Satu yang paling diingat Ratna adalah kejadian tahun 2018 usai ia menerbitkan artikel tentang salah satu klub sepak bola ternama di Jawa Timur. Beberapa oknum suporter klub tidak terima dan menyerang Ratna melalui Instagram.
Para suporter menganggap karya jurnalistik yang ditulis Ratna menjelek-jelekkan tim kebanggaan mereka. Bahkan, tak hanya kalangan suporter, salah satu jurnalis yang disinyalir dekat dengan klub juga memprotes artikel Ratna. Sementara itu, Ratna menyatakan bahwa artikel yang ia tulis sudah menerapkan prinsip disiplin verifikasi.

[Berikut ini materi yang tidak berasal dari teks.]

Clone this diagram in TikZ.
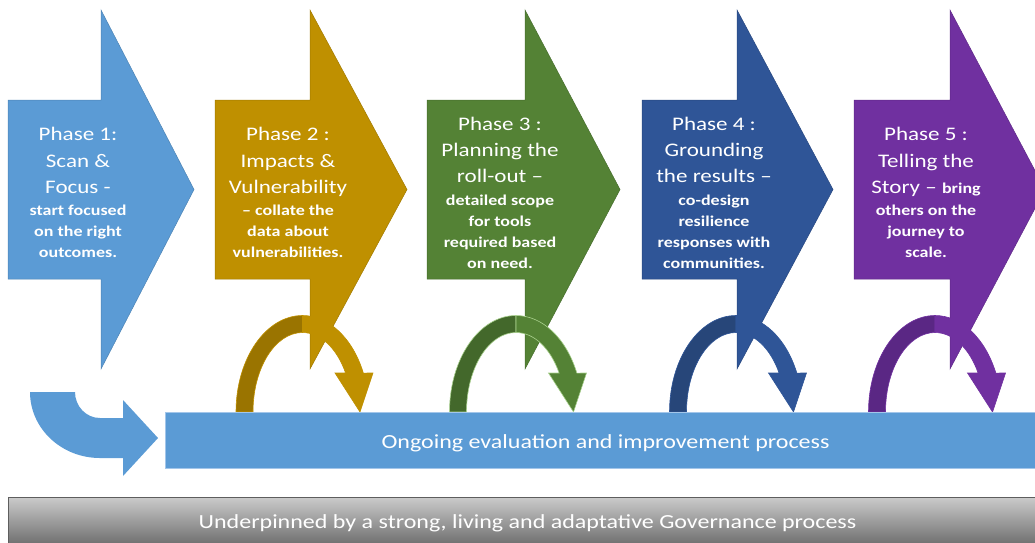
\documentclass[tikz,border=0pt]{standalone}
\usepackage{fontspec}
\setmainfont{Carlito}[FakeStretch=1.2]
\definecolor{c1}{HTML}{5B9BD5}
\definecolor{c1l}{HTML}{A3C6EA}
\definecolor{c2}{HTML}{BF9000}
\definecolor{c2d}{HTML}{9A7400}
\definecolor{c3}{HTML}{548235}
\definecolor{c3d}{HTML}{43682B}
\definecolor{c3l}{HTML}{A9D18E}
\definecolor{c4}{HTML}{2F5597}
\definecolor{c4d}{HTML}{274679}
\definecolor{c5}{HTML}{7030A0}
\definecolor{c5d}{HTML}{5A2784}
\definecolor{g1}{HTML}{CACACA}
\definecolor{g2}{HTML}{696969}
\definecolor{gdk}{HTML}{5E5E5E}
\begin{document}
\begin{tikzpicture}[x=1pt,y=-1pt,
  ttl/.style={text=white,font=\fontsize{19.2}{23}\selectfont,inner sep=0pt,anchor=base},
  sub/.style={text=white,font=\fontsize{15}{18}\selectfont\bfseries,inner sep=0pt,anchor=base},
  bartxt/.style={text=white,font=\fontsize{20}{24}\selectfont,inner sep=0pt,anchor=base},
  phasearrow/.style={fill=#1,draw=#1!85!black,line width=0.5pt,line join=miter},
]
\path[use as bounding box] (0,0) rectangle (1035,542);
\begin{scope}
\clip (0,0) rectangle (1035,542);
% phase arrows
\foreach \L/\B/\T/\col in {8/101/194/c1, 215/310/407/c2, 427/525/620/c3, 642/737/833/c4, 854/950/1045/c5}{
  \path[phasearrow=\col] (\L,100) -- (\B,100) -- (\B,10) -- (\T,189.5) -- (\B,369) -- (\B,279) -- (\L,279) -- cycle;
}
% loop arrows
\foreach \xc/\dk/\mn/\ol in {302.5/c2d/c2/c2, 516/c3d/c3/c3l, 736/c4d/c4/c4, 935/c5d/c5/c5}{
  \filldraw[fill=\dk,draw=\ol,line width=0.6pt] (\xc-66.5,412) arc[start angle=180,end angle=90,x radius=66.5pt,y radius=96.5pt]
     -- (\xc,332.5) arc[start angle=90,end angle=180,x radius=49.5pt,y radius=79.5pt] -- cycle;
  \filldraw[fill=\mn,draw=\ol,line width=0.6pt] (\xc,315.5) arc[start angle=90,end angle=23.8,x radius=66.5pt,y radius=96.5pt]
     -- (\xc+70.5,373) -- (\xc+57.5,412) -- (\xc+32.5,373) -- (\xc+43.1,373)
     arc[start angle=29.4,end angle=90,x radius=49.5pt,y radius=79.5pt] -- cycle;
}
% U-turn arrow
\fill[c1] (30,392) -- (75,392) arc[start angle=180,end angle=270,x radius=25pt,y radius=26pt]
   -- (123,418) -- (123,400) -- (158,438) -- (123,476) -- (123,458) -- (100,458)
   arc[start angle=270,end angle=180,x radius=70pt,y radius=66pt] -- cycle;
% bars
\node[fill=c1,draw=c1l,line width=0.8pt,minimum width=880pt,minimum height=56pt,inner sep=0pt,anchor=north west] (evalbar) at (165,412) {};
\node[bartxt] (evaltxt) at (605.5,448) {Ongoing evaluation and improvement process};
\node[top color=g1,bottom color=g2,draw=gdk,line width=1pt,minimum width=1040pt,minimum height=50pt,inner sep=0pt,anchor=north west] (govbar) at (8,497) {};
\node[bartxt] (govtxt) at (527.5,528) {Underpinned by a strong, living and adaptative Governance process};
\end{scope}
% phase texts
\node[ttl] (p1a) at (78,140) {Phase 1:};
\node[ttl] (p1b) at (78,167) {Scan \&};
\node[ttl] (p1c) at (78,193) {Focus -};
\node[sub] (p1d) at (78,215) {start focused};
\node[sub] (p1e) at (78,236) {on the right};
\node[sub] (p1f) at (78,257) {outcomes.};
\node[ttl] (p2a) at (288,140) {Phase 2 :};
\node[ttl] (p2b) at (288,167) {Impacts \&};
\node[ttl] (p2c) at (288,193) {Vulnerability};
\node[sub] (p2d) at (288,215) {– collate the};
\node[sub] (p2e) at (288,236) {data about};
\node[sub] (p2f) at (288,257) {vulnerabilities.};
\node[ttl] (p3a) at (500,130) {Phase 3 :};
\node[ttl] (p3b) at (500,156) {Planning the};
\node[ttl] (p3c) at (500,182) {roll-out –};
\node[sub] (p3d) at (500,205) {detailed scope};
\node[sub] (p3e) at (500,226) {for tools};
\node[sub] (p3f) at (500,247) {required based};
\node[sub] (p3g) at (500,268) {on need.};
\node[ttl] (p4a) at (714,130) {Phase 4 :};
\node[ttl] (p4b) at (714,156) {Grounding};
\node[ttl] (p4c) at (714,182) {the results –};
\node[sub] (p4d) at (714,205) {co-design};
\node[sub] (p4e) at (714,226) {resilience};
\node[sub] (p4f) at (714,247) {responses with};
\node[sub] (p4g) at (714,268) {communities.};
\node[ttl] (p5a) at (926,140) {Phase 5 :};
\node[ttl] (p5b) at (926,167) {Telling the};
\node[ttl] (p5c) at (926,193) {Story – {\fontsize{15}{18}\selectfont\bfseries bring}};
\node[sub] (p5d) at (926,215) {others on the};
\node[sub] (p5e) at (926,236) {journey to};
\node[sub] (p5f) at (926,257) {scale.};
\end{tikzpicture}
\end{document}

Ratna kemudian melaporkan serangan digital yang ia alami kepada atasannya di kantor. Menanggapi laporan tersebut, sang redaktur mengatakan bahwa apa yang dialami Ratna merupakan risiko pekerjaan jurnalis. Tak ada tindakan tegas yang dilakukan sang atasan.
Belajar dari peristiwa tersebut, Ratna memilih melakukan langkah-langkah antisipatif agar tidak lagi menjadi sasaran serangan digital suporter.
“Aku memilih tidak terlalu sering mengomentari postingan yang berhubungan dengan kerjaan. Misalnya akun pengamat sepak bola, medsos klub,” jelasnya.
Pada 2019 silam, suporter ricuh usai Persebaya kalah melawan PSS Sleman. Mereka menyalurkan amarah dengan merusak sejumlah fasilitas Stadion GBT. Lintasan karet untuk atletik dibakar, kursi penonton di bangku VIP dicopot dan dilempar ke tengah stadion, kursi macthcom dan kursi bench pemain bagian kanan dan kiri dirobohkan, papan reklame iklan dibakar.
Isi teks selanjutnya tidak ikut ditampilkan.